2013-03-22 14:24:12

Obama in Medio Oriente per un maggiore sforzo diplomatico


Il presidente statunitense, Barak Obama, è arrivato in Giordania, dopo tre giorni trascorsi in Israele. Ad Amman incontrerà il re Abdallah. Stamani, prima di lasciare Gerusalemme, Obama ha incontrato il premier israeliano, Netanyahu e ha fatto visita al Museo della Shoah, Yad va-Shem, quindi si è recato a Betlemme, in Cisgiordania, dove ha visitato la Basilica della Natività. Sicurezza per Israele e uno Stato per i palestinesi, ma anche monito all’Iran per fermare il programma nucleare. Questi in sintesi i concetti espressi in questi giorni. Sul significato del viaggio di Obama, Giancarlo La Vella ha intervistato Giorgio Bernardelli, esperto di Medio Oriente: RealAudioMP3

R. – Che cosa segna, questa visita di Obama? Segna certamente un cambio di strategia. Non è l’Obama del 2009, delle iniziative politiche attraverso i leader, per fermare la costruzione degli insediamenti israeliani nei Territori, con una posizione molto forte. Quello di oggi è un Obama molto più politico, il cui principale obiettivo in questo viaggio era di riguadagnare la fiducia di Israele. In qualche modo, anche di parlare in maniera diretta all’opinione pubblica israeliana, scavalcando un governo, come quello di Netanyahu, che al di là dei sorrisi e delle strette di mano, lui avverte come ostile.

D. – Concetti come “uno Stato per i palestinesi”, “sicurezza per Israele” possono sembrare scontati: se n’è parlato più d’una volta. L’importante è come poi concretizzare questi obiettivi. Gli Stati Uniti che cosa potrebbero fare?

R. – Il fatto politico più importante, che segue a questa visita, è il fatto che Obama torna a Washington, ma nell’area resta il segretario di Stato Kerry, il che implica che nella strategia della Casa Bianca questo viaggio di Obama è un punto d’inizio, in cui gli Stati Uniti vogliono riprendere in qualche modo le fila di questo processo di pace che è congelato da due anni. Per andare dove e con quali esiti concreti, questo è difficile da dire oggi, soprattutto perché le posizioni delle due parti al tavolo dei negoziati sono lontanissime. Infatti, ieri il partito più vicino al movimento dei coloni, che ora è parte della coalizione che sostiene Netanyahu, ha subito risposto in maniera molto secca alle dichiarazioni di Obama, dicendo che le conseguenze di quello che lui dice si sono viste a Sderot, colpita da razzi sparati da Gaza. Quindi, se da un certo punto di vista l’opinione pubblica è stata abbastanza positiva riguardo a questo viaggio, all’interno dell’establishment politico israeliano non ci sono le stesse analisi e quindi incomincia una partita che sarà comunque molto impegnativa, per John Kerry. Vedremo dalle prossime settimane quanto Washington abbia realmente intenzione di investire in questo tipo di negoziato e quanto potrà realmente arrivare a sbloccare una situazione che al momento, al di là delle parole, appare ancora chiusa.

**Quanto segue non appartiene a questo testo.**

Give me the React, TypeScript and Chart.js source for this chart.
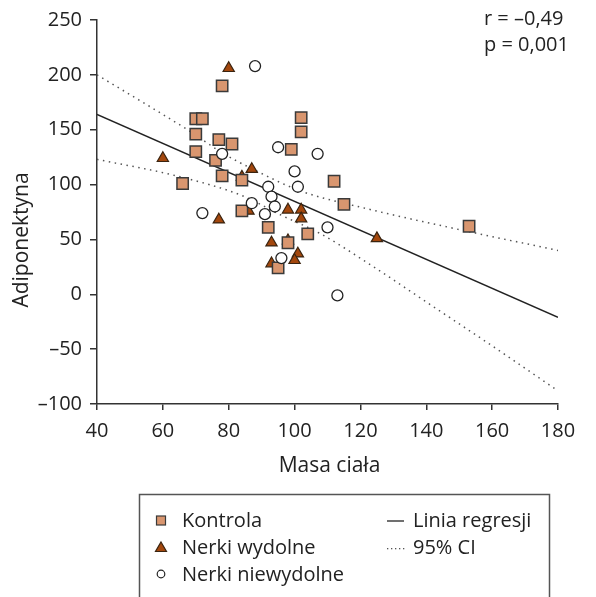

D. – L’ultimatum all’Iran, può far pensare al progetto di Obama di creare una presenza americana più stabile nell’area mediorientale per poter poi intervenire eventualmente anche in Siria?

R. – Io credo che quanto Obama ha detto sull’Iran sia esattamente quanto Israele si aspettava di sentire. Il caapo della Casa Bianca non poteva pensare di rilanciare la sua immagine in Israele senza dire quello che ha detto sull’Iran. Da qui, però, ad una presenza più forte ed anche a un possibile intervento diretto nello scenario siriano, io credo che ce ne corra abbastanza! Nel senso che, comunque, Obama ha insistito sulla via negoziale nei confronti di Teheran, dicendo che Washington è disposta a tutto pur di fermare il programma nucleare iraniano, ma che, comunque, la via che sta dando maggiori frutti è quella negoziale. Per questo io credo che nell’immediato non ci saranno grandi cambi di passo rispetto a questo tipo di scenario.